Oil prices are off 20% in two weeks

NEW YORK -- Oil prices on Monday fell to their lowest point so far this year and are now down about 20 percent in just two weeks as investors worry about the ripple effects of a debt crisis in Europe.

There is fear in equities and commodities market that economic weakness in Europe could spread to the U.S. and hurt the global recovery. A drop in the euro has hurt the case for investing in oil.

The turnaround in oil prices has been sudden -- crude hit an 18-month high of $87.15 a barrel during trading on May 3. It settled Monday at $70.08 after dipping as low as $69.27.

Lowe's income up as spending rises

NEW YORK -- Lowe's Cos. said shoppers spent more on home improvement projects in the first quarter and opted to buy new big-ticket items such as riding mowers rather than fix them, pushing the retailer's net income up 2.7 percent to $489 million. Revenue rose 4.7 percent to $12.39 billion.

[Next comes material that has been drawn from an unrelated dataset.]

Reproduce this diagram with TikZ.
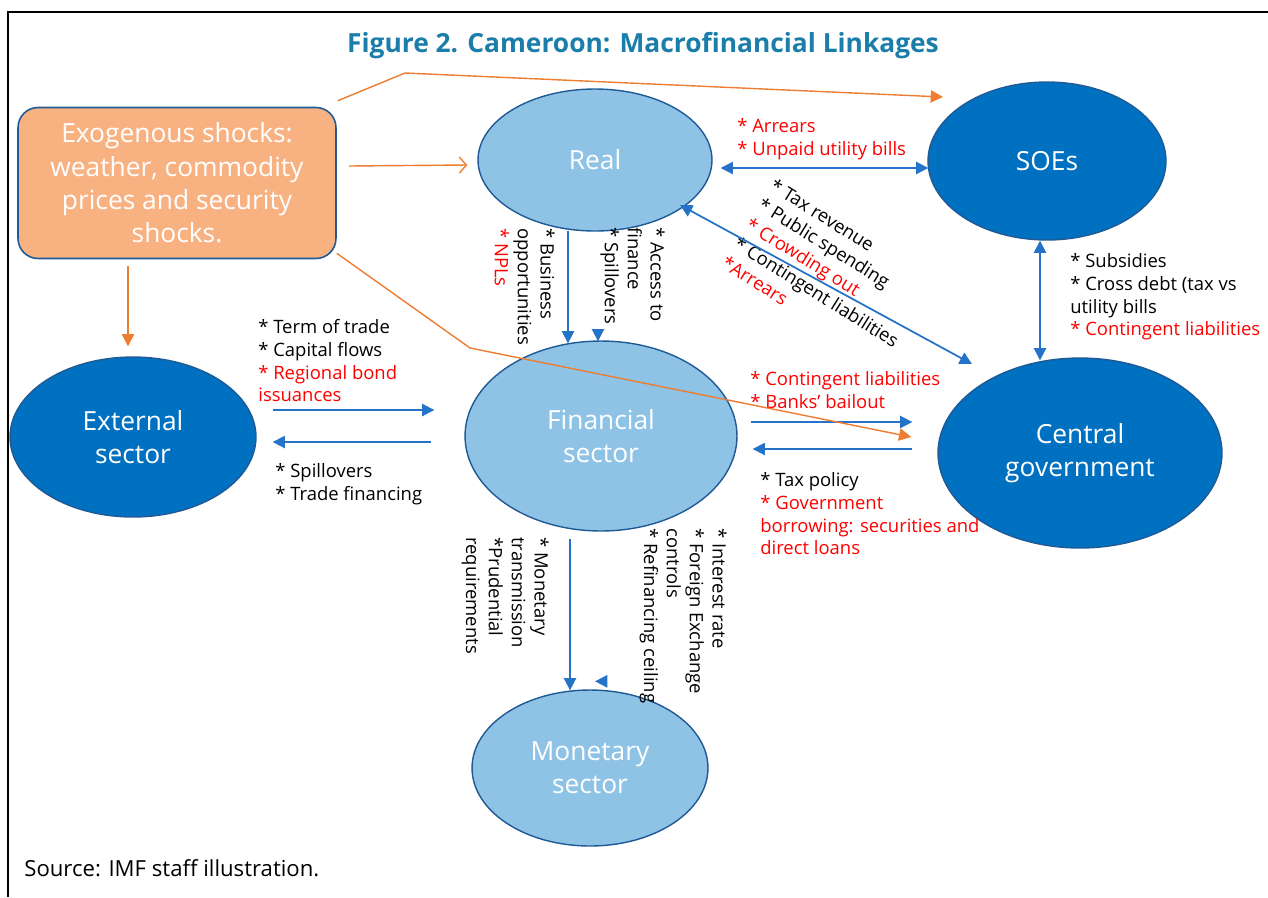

The nation's No. 2 home-improvement chain also said government stimulus programs, including tax credits for home purchases and rebates for energy-efficient products, aided results, as did warmer weather.

U.S. home builders feeling optimistic

LOS ANGELES -- U.S. home builders are growing more optimistic about their fortunes, with many expecting improved sales and customer traffic in coming months despite the end of home-buyer tax incentives.

The National Association of Home Builders said Monday that its housing market index, which tracks industry confidence, rose 3 points this month to 22, the highest reading since August 2007. Readings below 50 indicate negative sentiment. The last time the index was above 50 was in April 2006.

Chrysler government loan partly repaid

WASHINGTON -- The Treasury Department said Monday that it had received $1.9 billion from Chrysler to settle a $4 billion loan. The department said that while the $1.9 billion repayment is less than the original loan, the amount is still more than Treasury had expected to recover.

The original loan was made on Jan. 2, 2009, by the Bush administration. At the time, the government was scrambling to provide emergency support to both Chrysler and General Motors.

The loan was extended to finance Chrysler LLC, which was later spun off when Chrysler emerged from bankruptcy in 2009. Chrysler Holding, the new parent company, made the repayment Monday.